What makes you think I would know if another store has it? You just saw that I had to go check to see if my own damn store had it. Do you really think I am more familiar with the inventory of another store than I am with my own?

Next time I'm going to fuck with you. "Yes, the Walgreens on the other side of town has it. They're kinda stingy with it though, so you have to be real adamant about asking for it, and don't take no for an answer. Ask for George. George is the key to getting this product. Definitely. "

As soon as I say that though, it will dawn on you that there's no way I could know this. Yet you will never realize what a stupid question you just asked.

Dumbass.

14 comments:

Anonymous said...

Do you then call for them? Why can't all our patients be polite and nice... and just normal for pete's sake

Jeny said...

Your cat's name is Spooky? That's cute! I voted for that one. :) Love your blog!!!

Anonymous said...

Hi! I stumbled across your blog about a week ago & I'm glad I did! I love it. Especially the freaky customers & the Twitter Updates. I've often laughed outload at them....which makes for weird looks from co-workers. My favorite random cuss word has to be Spunk Chucker. Ok, enough stroking of your ego. Just wanted to say I love your blog & will be back.

Charlie said...

Guru Monkey,
You have enlightened me today.
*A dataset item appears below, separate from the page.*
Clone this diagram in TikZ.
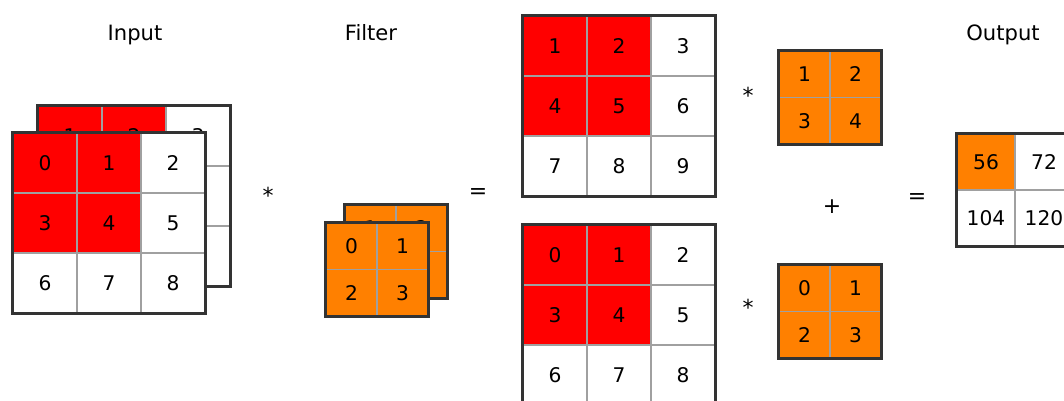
\documentclass[tikz,border=0pt]{standalone}
\usepackage{fontspec}
\setmainfont{DejaVu Sans}
\definecolor{cellred}{HTML}{FF0000}
\definecolor{cellorange}{HTML}{FF8000}
\definecolor{gridline}{HTML}{A0A0A0}
\definecolor{framedark}{HTML}{333333}
\tikzset{
  cell/.style={draw=gridline, line width=1pt, fill=white, minimum width=1.28cm,
               minimum height=1.2cm, inner sep=0pt, font=\fontsize{11.5}{14}\selectfont},
  redcell/.style={cell, fill=cellred},
  whitecell/.style={cell},
  fcell/.style={cell, fill=cellorange, minimum width=1.02cm, minimum height=0.93cm},
  ocell/.style={cell, minimum width=1.16cm, minimum height=1.12cm},
  hotcell/.style={ocell, fill=cellorange},
  frame/.style={draw=framedark, line width=1.6pt},
  title/.style={font=\fontsize{12}{14}\selectfont, anchor=base},
  op/.style={font=\fontsize{12.5}{14}\selectfont, anchor=base},
}

\begin{document}
\begin{tikzpicture}[x=0.02cm, y=-0.02cm]
  \clip (0,0) rectangle (1064,401);

  % headings
  \node[title] (tin)  at (135, 41) {Input};
  \node[title] (tflt) at (371, 41) {Filter};
  \node[title] (tout) at (1003, 41) {Output};

  % input, channel behind
  \foreach \s/\v [count=\i from 0] in {redcell/1, redcell/2, whitecell/3, redcell/4, redcell/5,
      whitecell/6, whitecell/7, whitecell/8, whitecell/9}
    \node[\s] (ina-\i) at ({70+64*mod(\i,3)}, {136+60*int(\i/3)}) {\v};
  \draw[frame] (ina-0.north west) rectangle (ina-8.south east);
  % input, channel in front
  \foreach \s/\v [count=\i from 0] in {redcell/0, redcell/1, whitecell/2, redcell/3, redcell/4,
      whitecell/5, whitecell/6, whitecell/7, whitecell/8}
    \node[\s] (inb-\i) at ({45+64*mod(\i,3)}, {163+60*int(\i/3)}) {\v};
  \draw[frame] (inb-0.north west) rectangle (inb-8.south east);

  \node[op] (star1) at (268, 204) {*};

  % filter, both channels
  \foreach \v [count=\i from 0] in {1,2,3,4}
    \node[fcell] (fa-\i) at ({370.5+51*mod(\i,2)}, {228.25+46.5*int(\i/2)}) {\v};
  \draw[frame] (fa-0.north west) rectangle (fa-3.south east);
  \foreach \v [count=\i from 0] in {0,1,2,3}
    \node[fcell] (fb-\i) at ({351.5+51*mod(\i,2)}, {246.25+46.5*int(\i/2)}) {\v};
  \draw[frame] (fb-0.north west) rectangle (fb-3.south east);

  \node[op] (eq1) at (478, 199) {=};

  % channels taken apart
  \foreach \s/\v [count=\i from 0] in {redcell/1, redcell/2, whitecell/3, redcell/4, redcell/5,
      whitecell/6, whitecell/7, whitecell/8, whitecell/9}
    \node[\s] (ma-\i) at ({555+64*mod(\i,3)}, {46+60*int(\i/3)}) {\v};
  \draw[frame] (ma-0.north west) rectangle (ma-8.south east);
  \foreach \s/\v [count=\i from 0] in {redcell/0, redcell/1, whitecell/2, redcell/3, redcell/4,
      whitecell/5, whitecell/6, whitecell/7, whitecell/8}
    \node[\s] (mb-\i) at ({555+64*mod(\i,3)}, {255+60*int(\i/3)}) {\v};
  \draw[frame] (mb-0.north west) rectangle (mb-8.south east);

  \node[op] (star2) at (748, 104) {*};
  \node[op] (star3) at (748, 316) {*};

  \foreach \v [count=\i from 0] in {1,2,3,4}
    \node[fcell] (ka-\i) at ({804.5+51*mod(\i,2)}, {74.25+46.5*int(\i/2)}) {\v};
  \draw[frame] (ka-0.north west) rectangle (ka-3.south east);
  \foreach \v [count=\i from 0] in {0,1,2,3}
    \node[fcell] (kb-\i) at ({804.5+51*mod(\i,2)}, {288.25+46.5*int(\i/2)}) {\v};
  \draw[frame] (kb-0.north west) rectangle (kb-3.south east);

  \node[op] (plus) at (832, 214) {+};
  \node[op] (eq2) at (917, 204) {=};

  % output
  \foreach \s/\v [count=\i from 0] in {hotcell/56, ocell/72, ocell/104, ocell/120}
    \node[\s] (out-\i) at ({986+58*mod(\i,2)}, {162+56*int(\i/2)}) {\v};
  \draw[frame] (out-0.north west) rectangle (out-3.south east);
\end{tikzpicture}
\end{document}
Please tell me now, what is the meaning of Argus?

Anonymous said...

Thats kinda like you are supposed to magically know what their insurance co-pay will be, what it will cost, if it's even covered.. and how exactly long it should take, since we just slap labels on 'em anyhoo..

Anonymous said...

I got a fellow pharmer hooked on your site today and will continue to spread my legs, I mean the word about your site

Anonymous said...

CHOCOLATE RAIN!!!!!!

Anonymous said...

All stores in my area carry Mexican Dilantin (NOT).

Unknown said...

Yes!! This is exactly the kind of response I want to have to the people who respond to your "Hello, thanks for calling..." with "IS MAH SCRIPSHUN REDDY?" Pause. No name, nothing. I so badly just want to say, "Yes, it's ready", and hang up, to have them come in later and telling them I didn't remember speaking to anyone by the name of "_____"
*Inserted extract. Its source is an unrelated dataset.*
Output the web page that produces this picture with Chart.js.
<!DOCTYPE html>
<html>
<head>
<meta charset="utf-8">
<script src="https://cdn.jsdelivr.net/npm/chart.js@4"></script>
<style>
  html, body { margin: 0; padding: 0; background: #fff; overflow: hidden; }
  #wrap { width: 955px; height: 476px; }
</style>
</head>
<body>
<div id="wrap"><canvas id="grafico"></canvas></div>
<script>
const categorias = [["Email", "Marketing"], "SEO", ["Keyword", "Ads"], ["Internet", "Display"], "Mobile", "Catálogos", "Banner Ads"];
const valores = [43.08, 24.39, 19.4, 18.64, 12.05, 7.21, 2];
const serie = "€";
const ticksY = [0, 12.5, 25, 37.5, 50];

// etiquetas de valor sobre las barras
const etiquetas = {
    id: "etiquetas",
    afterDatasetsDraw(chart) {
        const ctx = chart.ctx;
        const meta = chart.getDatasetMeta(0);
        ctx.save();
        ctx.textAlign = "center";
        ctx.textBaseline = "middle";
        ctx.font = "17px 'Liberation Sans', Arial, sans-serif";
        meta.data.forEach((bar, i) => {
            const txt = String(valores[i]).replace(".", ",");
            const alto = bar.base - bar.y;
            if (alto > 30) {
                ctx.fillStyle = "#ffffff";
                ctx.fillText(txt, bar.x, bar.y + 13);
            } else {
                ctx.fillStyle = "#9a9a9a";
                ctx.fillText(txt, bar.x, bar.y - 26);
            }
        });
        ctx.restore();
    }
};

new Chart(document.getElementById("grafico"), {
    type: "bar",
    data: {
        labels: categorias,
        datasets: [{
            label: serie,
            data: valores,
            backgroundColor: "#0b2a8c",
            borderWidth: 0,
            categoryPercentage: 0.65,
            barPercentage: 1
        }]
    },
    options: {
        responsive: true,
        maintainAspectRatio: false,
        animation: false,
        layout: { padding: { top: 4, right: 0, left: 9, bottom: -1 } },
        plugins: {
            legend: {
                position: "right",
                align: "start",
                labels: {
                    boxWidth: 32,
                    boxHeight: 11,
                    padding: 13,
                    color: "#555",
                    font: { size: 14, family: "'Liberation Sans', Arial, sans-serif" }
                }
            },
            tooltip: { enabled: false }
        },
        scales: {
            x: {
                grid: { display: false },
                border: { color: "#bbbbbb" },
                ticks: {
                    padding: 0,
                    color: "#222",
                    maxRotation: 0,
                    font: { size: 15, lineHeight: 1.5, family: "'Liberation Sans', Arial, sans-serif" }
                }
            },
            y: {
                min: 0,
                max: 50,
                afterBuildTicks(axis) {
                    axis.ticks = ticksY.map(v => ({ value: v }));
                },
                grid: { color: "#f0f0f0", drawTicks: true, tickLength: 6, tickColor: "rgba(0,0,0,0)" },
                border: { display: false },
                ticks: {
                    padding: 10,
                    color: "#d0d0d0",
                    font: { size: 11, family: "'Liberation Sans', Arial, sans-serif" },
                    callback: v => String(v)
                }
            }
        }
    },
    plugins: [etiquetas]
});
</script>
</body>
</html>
Additionally, I want to spew out ridiculously large price quotes to those who ask me, DIRECTLY AFTER HADING ME THEIR SCRIPTS, "How much is it through my insurance?" and when they don't like this price, then "Well how much is it at Walmart/CVS/RiteAid/whatever"

Anonymous said...

I don't understand why chains inventories aren't networked, so this question CAN be answered fairly easily. Doesn't seem like a huge technological jump in 2008... My god, and if you don't have your own inventory on computer, what year are you in?

Anonymous said...

Reminds me of the customer who came in and wanted our $4 list. The tech gave it to her, she looked it over and said "Where's the prices?" The tech looked at me as I tried not to spew coffee out my nose....

We love you, DM!

Anonymous said...

Laughed out loud at the $4 list comment!! Keep em coming!!

Anonymous said...

Ha ha ha ha ha ha. I swear, it is SO nice to know I'm not in hell alone!

Anonymous said...

to anonymous: yeah our inventory is computerized but it ain't 100% accurate. i do really hate having to tell customers we're out of something. and then tell them they have to drive their ass across town to get it. there must be a better way.